Shell 0.02% TypeScript 96.34% Dockerfile 0.49% Makefile 3.15%

prismatopia's Introduction

Prismatopia

NOTE: THIS IS A WORK IN PROGRESS, CHANGING RAPIDLY, NOT STABLE, USE AT YOUR OWN RISK UNTIL THIS SENTENCE IS REMOVED FROM THE README!

An API stack combining a bunch of trendy components (circa 2020): Apollo Server, Prisma, OAuth, OpenID Connect, JWT, Postgres, Docker, Typescript, AWS and more!

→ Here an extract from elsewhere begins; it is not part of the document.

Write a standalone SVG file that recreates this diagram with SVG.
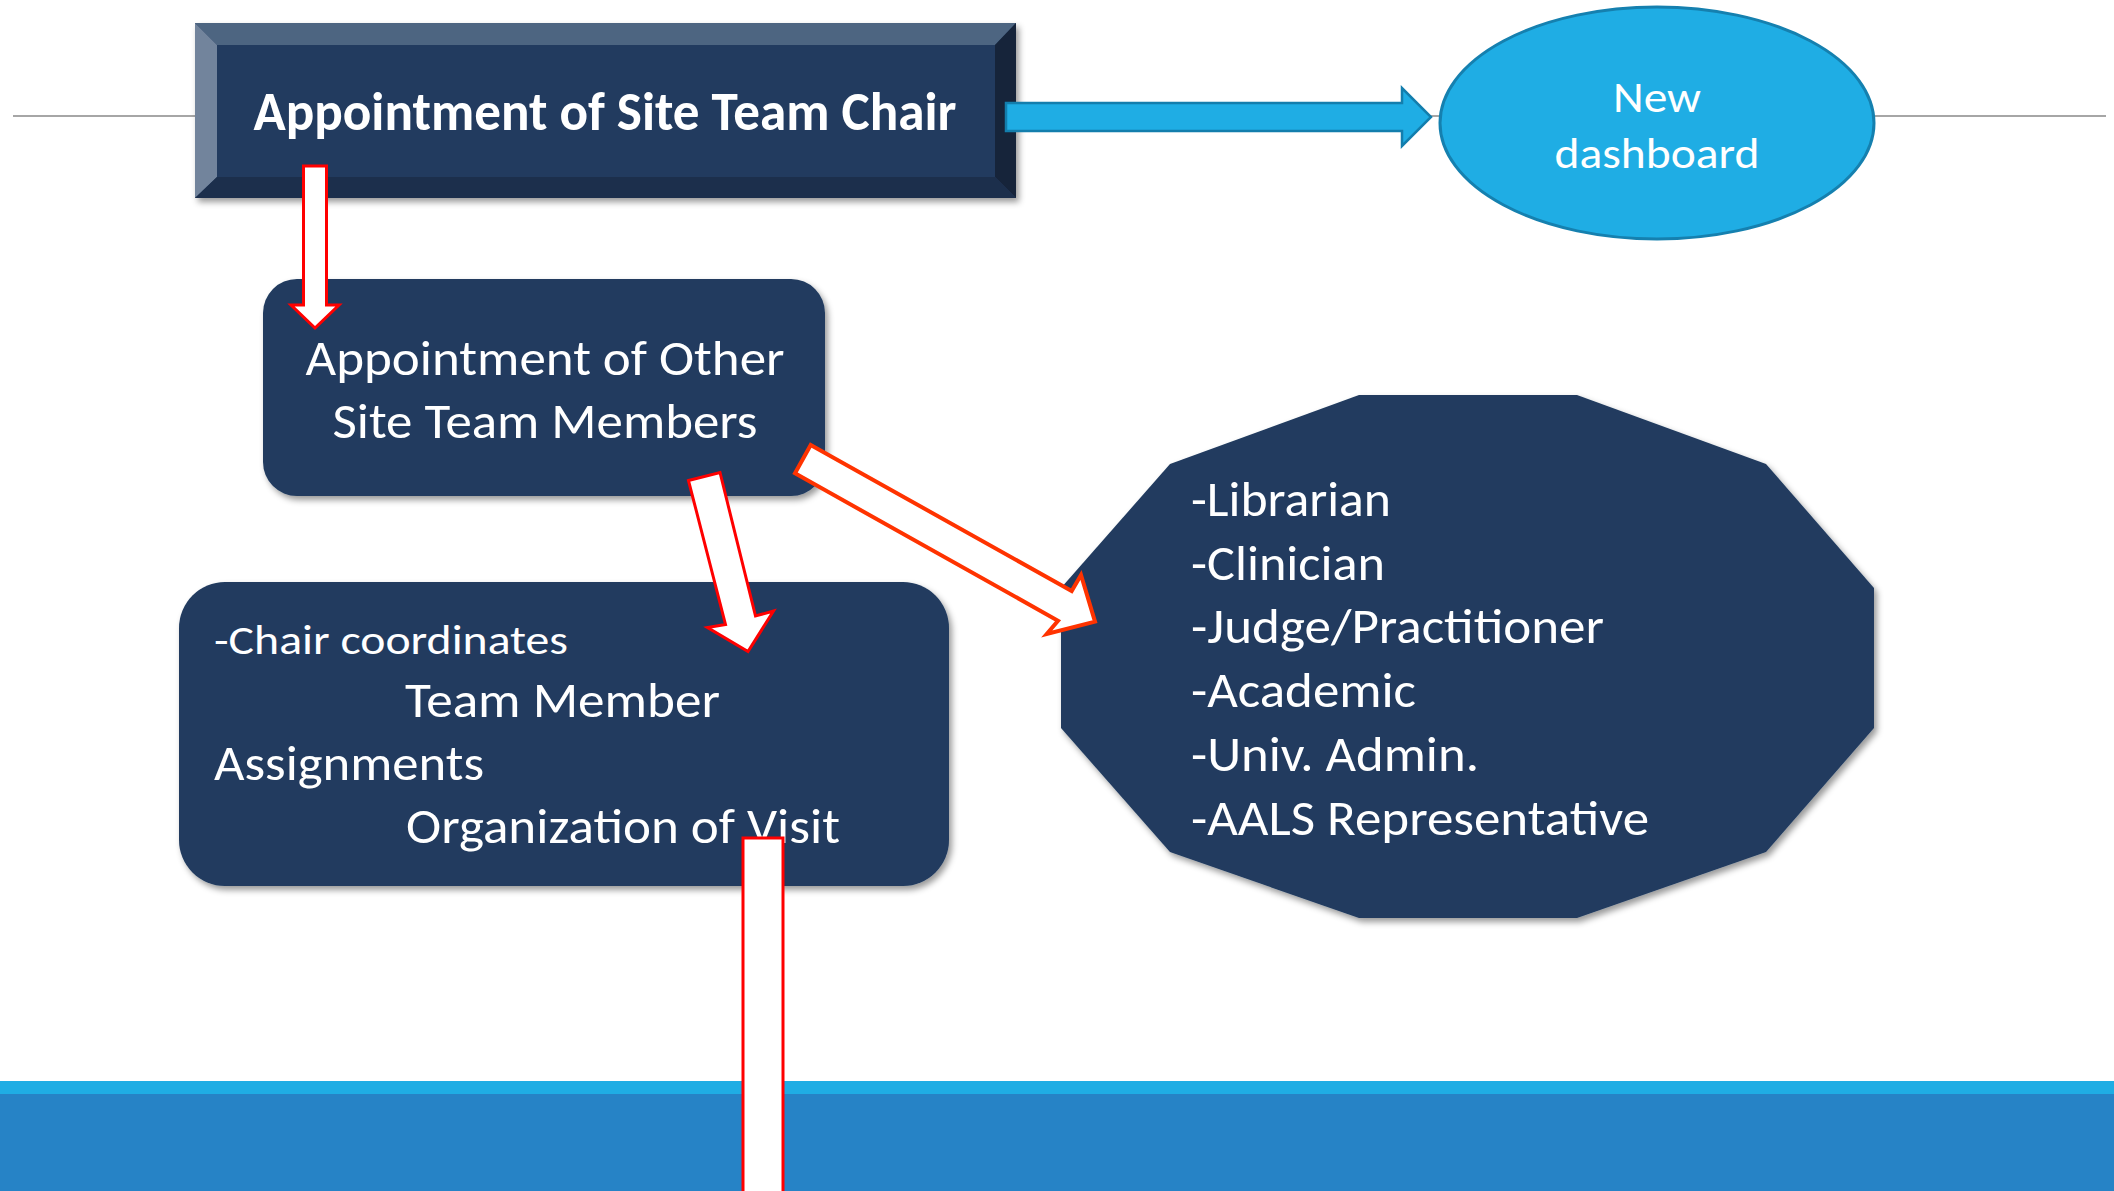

How to use this repository

Prismatopia is a reference implementation, meaning you can clone it, configure, run it and play with it. But if you want to use it for your own purposes, you need to heavily modify it. You make a copy of this repository and that copy becomes the backend for your application. You'll end up customizing your copy of this repository with your resolvers, schemas and other stuff. This repository is simply an empty vessel for you to fork or otherwise copy as the starting point for your API stack.

The Stack

This API is built as a very specific stack of technologies. This is about as opinionated a stack as it gets. There no options, other than configuring the existing stack components or swapping them out in your own copy. Enjoy!

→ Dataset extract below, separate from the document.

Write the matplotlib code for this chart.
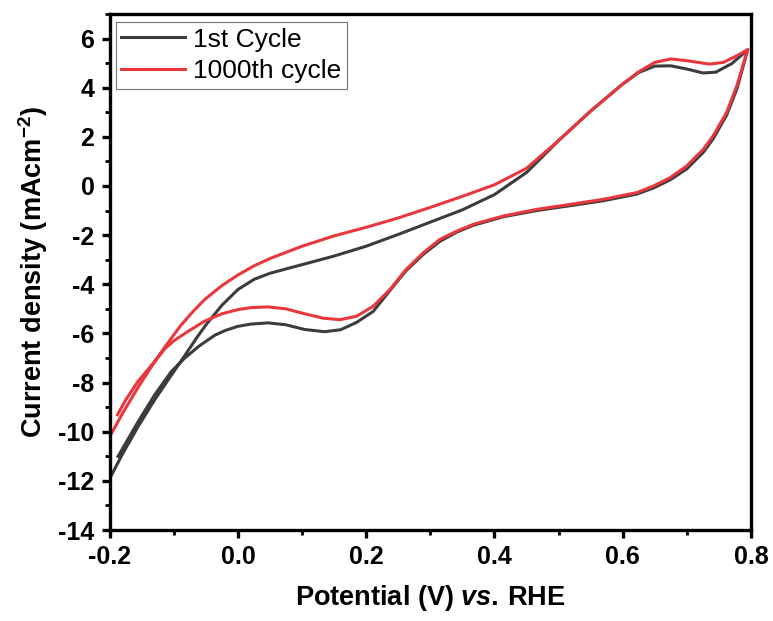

Here are the technologies in this stack...

  • AWS
    • Handles networking (ALB, VPC, etc.) and container management (ECS)
  • Apollo Server 2
    • Provides a GraphQL server for resolvers, which is where business logic lives
  • Prisma
    • Provides an ORM to translate from Graphql to Postgres, Apollo resolvers mainly call a Prisma Client to access data
  • Postgres
    • Provides persistent storage for data, this is managed by AWS RDS in production but is run in a container during local development
  • Github
    • Provides a place to hold the source code and Docker images

Directories

The various components of this stack are organized into folders to help keep everything neat and tidy.

Root

.env You don't see this because you'll need to create it and load it up with your specific configurations. To get Prismatopia running for reference, you should create a .env file in the root directory that looks like this:

APPLICATION_NAME=donuts
ENVIRONMENT_NAME=stage

OAUTH_TOKEN_ENDPOINT=https://<your okta domain>.okta.com/oauth2/default
OAUTH_CLIENT_ID=<your okta client id>

PRISMA_MANAGEMENT_API_SECRET=<a big long gnarly secret string used to access the prisma management api>

PRISMA_ENDPOINT=http://localhost:7000/

PRISMA_SECRET=<another big long gnarly secret string used to access your application's prisma api>

sourceme.sh A simple little script that will load the environment variables in .env into your shell environment. You need to source this for it to work: source ./sourceme.sh

docker-compose.yml A Docker Compose file that brings Prismatopia up locally for you to play with and develop against. Use it by running docker-compose up

.gitignore Very important to ensuing that you don't accidentally commit .env into your repository!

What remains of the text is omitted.